You’ve purchased a beautiful carriage style overhead garage door and you can’t wait to have it installed! Perhaps you live in an older home or maybe you built a new home and a new garage to your exact taste. No matter what kind of space your new doors are going into, you need to know about garage door track options, the unseen workhorse that will work with your new garage doors for many years to come.
While your choices for a new garage door are limitless, there are very few choices for overhead door tracks. Your dealer/installer will be able to help you with the selection of a proper track and operator for your specific garage doors. The key factors that must be balanced in order to optimize your overhead door include:
- Headroom – the space between your door opening and the ceiling/structure above
- The height of the top section of your door
- Sideroom – the space available on either side of your garage door
What is Headroom?
Overhead acting garage doors are made in sections that are hinged together. When they open, they rise on a vertical track, pass through a curved section of track, and then ride along a horizontal track where the door remains until it is closed. The space above the door is the headroom for the door and all its supporting components. Headroom space will need to be big enough to contain:
- The curved portion of track, connecting the vertical to horizontal track sections
- Any torsion or extension springs that counterbalance the weight of the door
- The garage door opener’s operator motor and connections
Most Common Garage Door Track Options
Overhead acting garage door track options are best described by the size or radius of the curved track component or by the amount of low headroom the door must fit in. There are five basic garage door track options, although the first two are by far the most common ones used in residential installations.
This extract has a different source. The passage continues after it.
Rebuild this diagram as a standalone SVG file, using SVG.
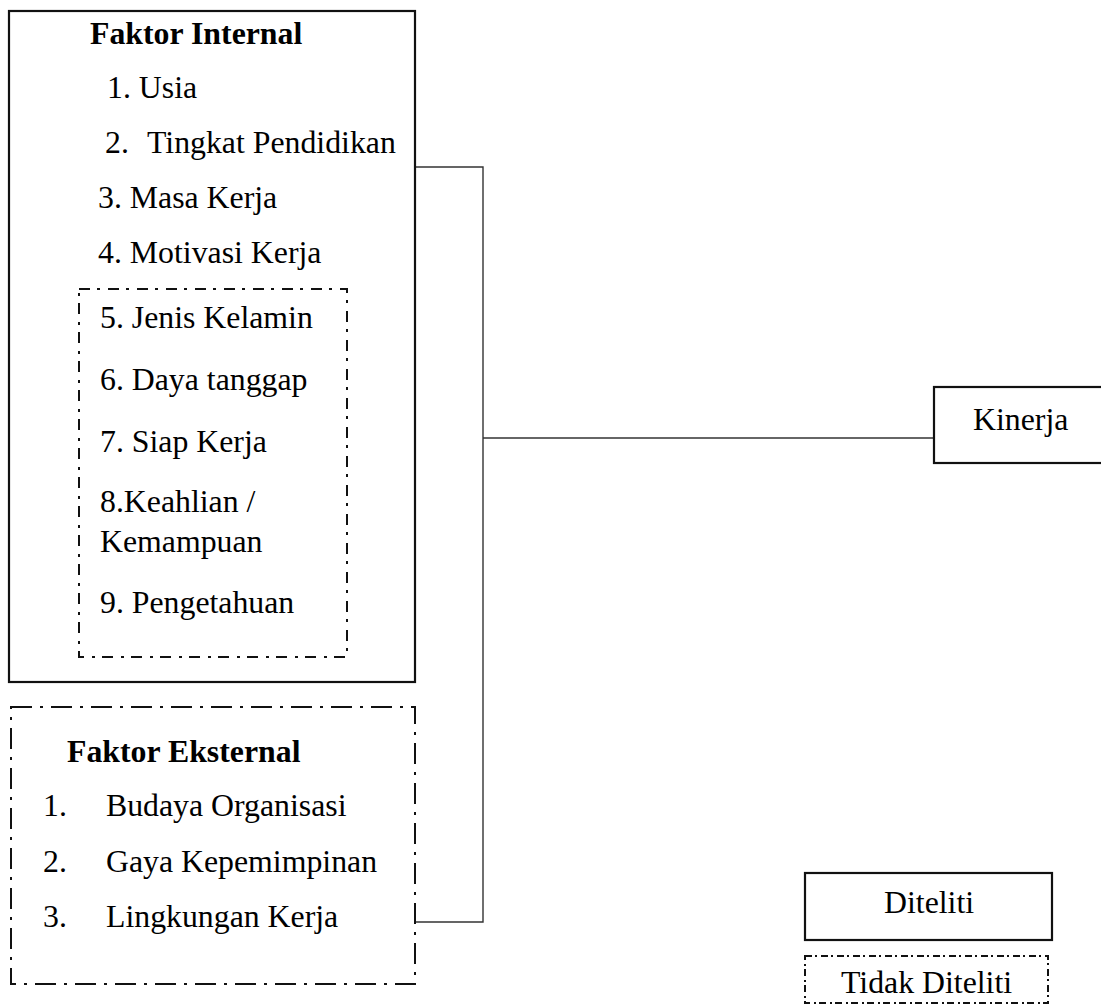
<svg xmlns="http://www.w3.org/2000/svg" width="1101" height="1005" viewBox="0 0 1101 1005">
<style>
text{font-family:"Liberation Serif","Times New Roman",serif;font-size:31.8px;fill:#000}
.b{font-weight:bold}
.solid{fill:#fff;stroke:#111;stroke-width:2.2}
.dd1{fill:none;stroke:#111;stroke-width:2;stroke-dasharray:11 7 3 8}
.dd2{fill:none;stroke:#111;stroke-width:2;stroke-dasharray:21 8 3 8}
.dd3{fill:none;stroke:#111;stroke-width:2;stroke-dasharray:7 3 2 4}
.conn{fill:none;stroke:#333;stroke-width:1.4}
</style>
<rect width="1101" height="1005" fill="#fff"/>
<g id="connectors">
<polyline class="conn" points="416,167 483,167 483,922 416,922"/>
<line class="conn" x1="483" y1="438" x2="934" y2="438"/>
</g>
<g id="faktor-internal">
<rect class="solid" x="9" y="11" width="406" height="671"/>
<text class="b" x="90" y="44">Faktor Internal</text>
<text x="107" y="98">1. Usia</text>
<text x="105" y="153">2.</text>
<text x="147" y="153">Tingkat Pendidikan</text>
<text x="98" y="208">3. Masa Kerja</text>
<text x="98" y="263">4. Motivasi Kerja</text>
</g>
<g id="tidak-diteliti-internal">
<rect class="dd1" x="79" y="289" width="268" height="368"/>
<text x="100" y="328">5. Jenis Kelamin</text>
<text x="100" y="390">6. Daya tanggap</text>
<text x="100" y="452">7. Siap Kerja</text>
<text x="100" y="512">8.Keahlian /</text>
<text x="100" y="552">Kemampuan</text>
<text x="100" y="613">9. Pengetahuan</text>
</g>
<g id="faktor-eksternal">
<rect class="dd2" x="11" y="707" width="404" height="277"/>
<text class="b" x="67" y="762">Faktor Eksternal</text>
<text x="43" y="816">1.</text>
<text x="106" y="816">Budaya Organisasi</text>
<text x="43" y="872">2.</text>
<text x="106" y="872">Gaya Kepemimpinan</text>
<text x="43" y="927">3.</text>
<text x="106" y="927">Lingkungan Kerja</text>
</g>
<g id="kinerja">
<rect class="solid" x="934" y="387" width="180" height="76"/>
<text x="973" y="430">Kinerja</text>
</g>
<g id="legend-diteliti">
<rect class="solid" x="805" y="873" width="247" height="67"/>
<text x="884" y="913">Diteliti</text>
</g>
<g id="legend-tidak-diteliti">
<rect class="dd3" x="805" y="956" width="243" height="47"/>
<text x="841" y="993">Tidak Diteliti</text>
</g>
</svg>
Standard Radius Garage Door Track
The most popular standard radius track is a 15” radius, which requires 15” of headroom to accommodate the curve of the track and all other track components/equipment. Other standard radius options include 20” and 32” radii but the larger the radius, the larger the headroom required to accommodate the curve.
While the logic here may imply that installing a track with a radius that is lower than 15″ is ideal because it takes up even less headroom, we prefer to avoid using a 12” radius track because it requires additional work from the operator motor to move door sections through that small of a curve. Remember this is a balancing act to select the best hardware for your door as well as the best coordinating motor for efficient door operation.
Low Headroom Garage Door Track
This very common garage door track option uses up even less headroom space than a 12” radius track. Often referred to as Dual-Track, it is best recognized by a second horizontal track. This second track is installed above the horizontal section that is attached to the curve from the vertical track section. This second track is used for moving the top section of the door only, allowing the operator to easily move the top section far enough that the lower sections will follow on the lower track smoothly. This garage door track option also helps with doors that might have taller or oversized top sections.
This option is a variation of Standard Radius track and is used in situations where the ceiling in a garage is significantly taller than in a typical home. This option utilizes a standard radius curve but includes more vertical track and less horizontal track to move the door out of the opening. Less of the door rests in a horizontal position and more of the door stays vertical when the door is open.
Vertical Lift Garage Door Track
This is a variation of Hi-Lift track and is usually found in commercial/industrial garages. In the configuration, only a vertical track is needed and the door moves up and bumps out from the wall only enough to accommodate the opener. There is no horizontal track. If the door is 8 ft. tall, an additional 8’-9” of vertical headroom would be needed.
Roof Pitch Track
This track actually follows the pitch of the roof structure. Given the roof pitch, a standard radius curve track section is cut to allow the angled horizontal track to follow the roof structure.